■ Goal ■
Copy out exactly the lines from the first line of the material below through the line containing "9, 10, 10.2];", and nothing beyond them.

■ Data supplied ■
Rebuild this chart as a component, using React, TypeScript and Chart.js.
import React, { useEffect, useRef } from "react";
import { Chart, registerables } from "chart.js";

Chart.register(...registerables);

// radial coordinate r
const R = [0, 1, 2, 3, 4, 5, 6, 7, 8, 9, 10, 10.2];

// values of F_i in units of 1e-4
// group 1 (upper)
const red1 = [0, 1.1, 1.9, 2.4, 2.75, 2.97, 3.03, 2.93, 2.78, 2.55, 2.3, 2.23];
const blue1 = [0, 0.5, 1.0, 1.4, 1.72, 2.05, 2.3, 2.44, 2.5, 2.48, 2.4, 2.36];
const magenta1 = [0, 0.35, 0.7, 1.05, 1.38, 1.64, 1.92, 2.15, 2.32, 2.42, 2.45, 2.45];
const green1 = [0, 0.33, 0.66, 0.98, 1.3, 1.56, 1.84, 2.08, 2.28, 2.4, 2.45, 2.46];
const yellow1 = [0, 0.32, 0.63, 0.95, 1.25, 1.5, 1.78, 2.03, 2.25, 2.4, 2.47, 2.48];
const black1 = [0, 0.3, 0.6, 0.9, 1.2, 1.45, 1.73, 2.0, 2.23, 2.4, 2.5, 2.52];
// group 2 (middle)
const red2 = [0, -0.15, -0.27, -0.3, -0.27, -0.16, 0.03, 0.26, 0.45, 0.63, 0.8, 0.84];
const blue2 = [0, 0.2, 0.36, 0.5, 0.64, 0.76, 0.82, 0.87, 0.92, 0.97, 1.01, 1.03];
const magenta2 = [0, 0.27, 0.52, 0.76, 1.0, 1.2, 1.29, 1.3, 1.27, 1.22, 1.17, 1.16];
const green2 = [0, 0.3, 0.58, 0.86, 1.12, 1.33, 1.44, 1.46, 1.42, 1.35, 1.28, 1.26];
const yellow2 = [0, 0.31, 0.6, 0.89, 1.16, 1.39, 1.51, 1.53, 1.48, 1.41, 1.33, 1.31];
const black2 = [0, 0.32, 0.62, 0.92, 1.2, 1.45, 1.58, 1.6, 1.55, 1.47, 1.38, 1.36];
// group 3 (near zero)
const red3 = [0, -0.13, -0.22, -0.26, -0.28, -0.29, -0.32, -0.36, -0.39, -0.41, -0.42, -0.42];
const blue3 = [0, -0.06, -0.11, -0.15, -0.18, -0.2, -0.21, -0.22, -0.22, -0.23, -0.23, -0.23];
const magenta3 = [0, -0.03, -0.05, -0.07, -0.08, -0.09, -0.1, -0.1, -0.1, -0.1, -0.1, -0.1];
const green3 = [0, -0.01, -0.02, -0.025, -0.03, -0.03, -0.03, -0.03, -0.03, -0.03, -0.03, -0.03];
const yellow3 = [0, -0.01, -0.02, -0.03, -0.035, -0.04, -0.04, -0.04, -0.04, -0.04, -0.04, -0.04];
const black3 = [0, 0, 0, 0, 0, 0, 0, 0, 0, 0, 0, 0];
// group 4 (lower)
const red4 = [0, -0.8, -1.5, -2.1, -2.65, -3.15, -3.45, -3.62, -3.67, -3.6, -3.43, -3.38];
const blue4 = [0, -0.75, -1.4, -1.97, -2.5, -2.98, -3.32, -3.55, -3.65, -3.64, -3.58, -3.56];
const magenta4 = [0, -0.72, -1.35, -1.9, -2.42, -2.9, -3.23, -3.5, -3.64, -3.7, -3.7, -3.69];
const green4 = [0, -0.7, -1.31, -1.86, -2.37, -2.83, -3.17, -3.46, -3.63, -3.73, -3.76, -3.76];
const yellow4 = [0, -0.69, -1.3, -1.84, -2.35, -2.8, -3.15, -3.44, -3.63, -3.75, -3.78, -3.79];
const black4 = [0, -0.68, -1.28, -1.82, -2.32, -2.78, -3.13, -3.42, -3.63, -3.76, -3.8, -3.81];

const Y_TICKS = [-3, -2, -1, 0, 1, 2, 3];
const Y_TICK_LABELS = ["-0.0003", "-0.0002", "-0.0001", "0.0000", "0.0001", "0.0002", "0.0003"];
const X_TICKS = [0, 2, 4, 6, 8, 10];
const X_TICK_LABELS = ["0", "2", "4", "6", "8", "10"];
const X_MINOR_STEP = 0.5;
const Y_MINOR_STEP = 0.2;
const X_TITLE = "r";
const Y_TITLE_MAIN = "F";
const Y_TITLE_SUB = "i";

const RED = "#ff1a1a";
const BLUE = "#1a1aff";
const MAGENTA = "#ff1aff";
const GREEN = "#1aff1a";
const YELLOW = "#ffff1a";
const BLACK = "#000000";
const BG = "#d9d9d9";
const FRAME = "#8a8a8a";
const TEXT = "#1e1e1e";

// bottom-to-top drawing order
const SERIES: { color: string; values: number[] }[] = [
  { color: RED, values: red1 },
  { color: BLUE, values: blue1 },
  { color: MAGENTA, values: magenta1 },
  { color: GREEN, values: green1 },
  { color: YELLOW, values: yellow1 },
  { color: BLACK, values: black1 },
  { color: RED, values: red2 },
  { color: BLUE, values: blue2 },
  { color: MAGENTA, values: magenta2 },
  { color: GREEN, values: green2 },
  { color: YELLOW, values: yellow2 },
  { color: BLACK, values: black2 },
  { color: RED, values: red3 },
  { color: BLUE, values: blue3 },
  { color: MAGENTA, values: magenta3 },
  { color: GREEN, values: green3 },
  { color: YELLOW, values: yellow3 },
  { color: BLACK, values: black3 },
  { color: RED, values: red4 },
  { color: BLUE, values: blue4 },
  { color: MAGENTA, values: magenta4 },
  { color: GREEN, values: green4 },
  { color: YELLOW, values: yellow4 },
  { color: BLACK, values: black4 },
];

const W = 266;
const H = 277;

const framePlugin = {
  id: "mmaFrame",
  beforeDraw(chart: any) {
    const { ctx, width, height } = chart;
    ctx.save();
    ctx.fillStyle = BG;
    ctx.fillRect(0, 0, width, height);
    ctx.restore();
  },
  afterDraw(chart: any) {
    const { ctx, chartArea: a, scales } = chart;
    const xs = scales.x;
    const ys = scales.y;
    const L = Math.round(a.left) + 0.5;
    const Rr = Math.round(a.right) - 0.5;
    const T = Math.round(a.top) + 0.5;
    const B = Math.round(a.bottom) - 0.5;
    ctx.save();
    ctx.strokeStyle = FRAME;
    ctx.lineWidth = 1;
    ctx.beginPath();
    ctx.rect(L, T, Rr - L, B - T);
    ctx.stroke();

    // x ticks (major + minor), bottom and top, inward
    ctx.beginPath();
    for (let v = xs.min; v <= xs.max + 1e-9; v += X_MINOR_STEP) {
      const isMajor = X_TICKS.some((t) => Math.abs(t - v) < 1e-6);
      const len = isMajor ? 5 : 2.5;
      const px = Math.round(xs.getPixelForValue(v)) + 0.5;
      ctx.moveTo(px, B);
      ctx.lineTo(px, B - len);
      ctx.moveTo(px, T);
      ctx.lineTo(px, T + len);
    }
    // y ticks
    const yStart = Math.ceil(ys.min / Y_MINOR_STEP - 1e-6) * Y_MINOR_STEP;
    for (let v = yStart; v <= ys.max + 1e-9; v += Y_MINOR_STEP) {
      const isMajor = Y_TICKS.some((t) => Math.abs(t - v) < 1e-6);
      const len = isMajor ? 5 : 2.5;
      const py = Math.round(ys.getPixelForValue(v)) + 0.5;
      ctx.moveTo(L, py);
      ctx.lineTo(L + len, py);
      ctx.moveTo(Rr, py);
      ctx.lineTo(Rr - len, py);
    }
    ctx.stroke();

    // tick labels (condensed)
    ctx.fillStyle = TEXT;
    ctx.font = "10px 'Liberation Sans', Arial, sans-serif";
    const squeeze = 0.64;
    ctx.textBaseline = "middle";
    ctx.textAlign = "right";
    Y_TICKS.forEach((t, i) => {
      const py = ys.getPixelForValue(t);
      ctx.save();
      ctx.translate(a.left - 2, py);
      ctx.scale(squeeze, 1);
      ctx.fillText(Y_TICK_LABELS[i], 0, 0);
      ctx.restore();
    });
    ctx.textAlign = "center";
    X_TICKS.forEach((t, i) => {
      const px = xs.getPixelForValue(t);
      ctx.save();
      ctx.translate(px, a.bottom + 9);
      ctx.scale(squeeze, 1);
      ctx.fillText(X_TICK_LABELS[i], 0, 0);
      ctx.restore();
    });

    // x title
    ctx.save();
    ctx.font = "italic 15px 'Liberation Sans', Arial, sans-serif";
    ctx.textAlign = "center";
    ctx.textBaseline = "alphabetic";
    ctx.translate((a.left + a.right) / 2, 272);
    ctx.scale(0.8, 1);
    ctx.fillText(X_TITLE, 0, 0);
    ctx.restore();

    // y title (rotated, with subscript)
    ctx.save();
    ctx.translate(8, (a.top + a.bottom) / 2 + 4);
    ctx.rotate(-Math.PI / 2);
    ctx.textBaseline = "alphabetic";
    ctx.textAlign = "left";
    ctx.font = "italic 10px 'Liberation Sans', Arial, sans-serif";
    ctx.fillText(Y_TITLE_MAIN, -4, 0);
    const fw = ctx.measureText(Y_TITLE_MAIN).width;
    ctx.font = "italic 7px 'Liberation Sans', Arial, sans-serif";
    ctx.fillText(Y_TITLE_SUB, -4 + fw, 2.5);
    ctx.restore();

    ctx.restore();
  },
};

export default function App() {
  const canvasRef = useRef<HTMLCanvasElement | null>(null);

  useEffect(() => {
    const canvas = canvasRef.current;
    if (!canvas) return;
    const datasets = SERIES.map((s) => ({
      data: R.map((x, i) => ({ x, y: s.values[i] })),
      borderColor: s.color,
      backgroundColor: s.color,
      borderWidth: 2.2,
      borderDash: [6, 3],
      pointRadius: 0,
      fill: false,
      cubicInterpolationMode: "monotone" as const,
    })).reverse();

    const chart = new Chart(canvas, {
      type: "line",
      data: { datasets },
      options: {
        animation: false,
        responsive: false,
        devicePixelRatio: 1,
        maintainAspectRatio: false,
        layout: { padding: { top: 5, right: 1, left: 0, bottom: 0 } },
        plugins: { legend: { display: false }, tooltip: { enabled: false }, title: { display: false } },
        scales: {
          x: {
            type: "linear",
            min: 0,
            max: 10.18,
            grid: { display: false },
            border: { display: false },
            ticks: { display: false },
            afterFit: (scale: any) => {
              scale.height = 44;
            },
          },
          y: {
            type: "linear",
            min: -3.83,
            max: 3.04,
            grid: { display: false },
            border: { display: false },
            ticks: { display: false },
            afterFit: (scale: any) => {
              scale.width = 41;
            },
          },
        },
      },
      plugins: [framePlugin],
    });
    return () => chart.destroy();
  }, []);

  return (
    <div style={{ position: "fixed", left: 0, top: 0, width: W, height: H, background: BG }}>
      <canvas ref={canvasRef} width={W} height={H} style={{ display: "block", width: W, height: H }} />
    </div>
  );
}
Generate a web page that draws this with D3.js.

■ Exercise output ■
Rebuild this chart as a component, using React, TypeScript and Chart.js.
import React, { useEffect, useRef } from "react";
import { Chart, registerables } from "chart.js";

Chart.register(...registerables);

// radial coordinate r
const R = [0, 1, 2, 3, 4, 5, 6, 7, 8, 9, 10, 10.2];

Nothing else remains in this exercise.